Member of the Central Command of the Ba'ath Party
- In office 22 April 2017 – 8 December 2024

16th Minister of Defense
- In office 18 July 2012 – 1 January 2018
- Preceded by: Dawoud Rajiha
- Succeeded by: Ali Abdullah Ayyoub

Chief of the General Staff of the Army and the Armed Forces
- In office 8 August 2011 – 18 July 2012
- President: Bashar al-Assad
- Prime Minister: Riyad Farid Hijab Wael Nader al-Halqi Imad Khamis
- Defense Minister: Dawoud Rajiha
- Preceded by: Dawoud Rajiha
- Succeeded by: Ali Abdullah Ayyoub

= Fahd Jassem al-Freij =

Syrian military officer and politician

Fahd Jassem al-Freij (فهد جاسم الفريج; born 17 January 1950) is a retired Syrian military officer and the former Minister of Defense of Syria, took office on 18 July 2012 and left office on 1 January 2018.

==Early life and education==
Freij was born in Rahjan in a Sunni Arab tribe on 17 January 1950. He joined the Syrian Arab Army in 1968, and graduated as an armoured corps lieutenant from the Homs Military Academy in 1971.

Freij attended different courses and a higher military education:

- Bachelor in Military Sciences, Armoured Officer, Homs Military Academy, in 1971,
- Staff Course,
- Airborne paratroops course,
- General Command and Staff Course,
- Higher Staff Course (War Course).

==Career==
On 8 August 2011, Freij was appointed Chief of Staff of the Syrian Arab Army during the Syrian civil war. In December 2011, defected Syrian Army officers reported that prior to his appointment of Chief of Staff, al-Freij commanded the Syrian Army Special Forces in the regions of Daraa, Idlib and Hama during the Syrian uprising.

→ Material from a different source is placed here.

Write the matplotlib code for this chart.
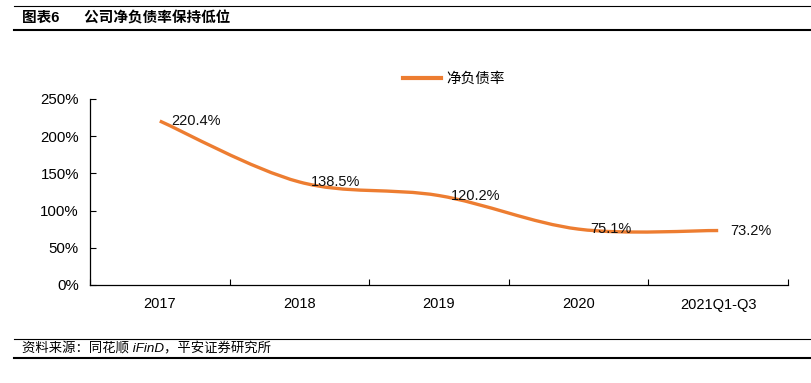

His tenure was marked by large-scale military operations and indiscriminate violence against civilians, including the use of barrel bomb in densely populated areas.

However, on 18 July 2012, after Defense Minister Dawoud Rajiha was assassinated in the 2012 Damascus bombing, Freij was appointed by Bashar al-Assad to succeed Rajiha. He was also named as Deputy Commander-in-Chief of the Army and the Armed Forces.

On 1 January 2018, Lieutenant General Ali Abdullah Ayyoub was the successor of al-Freij as Minister of Defense.

== War crime charges and legal proceedings ==
In October 2023, French prosecutors at the Judicial Court of Paris charged Fahd Jassem Al-Freij and his successor Ali Ayyoub for their culpability in a barrel bomb in southwestern Syrian city of Daraa that killed French-Syrian national Salah Abou Nabout at his home in 2017.

On 11 August 2026, a Syrian court sentenced al-Freij to death in absentia as part of a ruling against several former regime officials.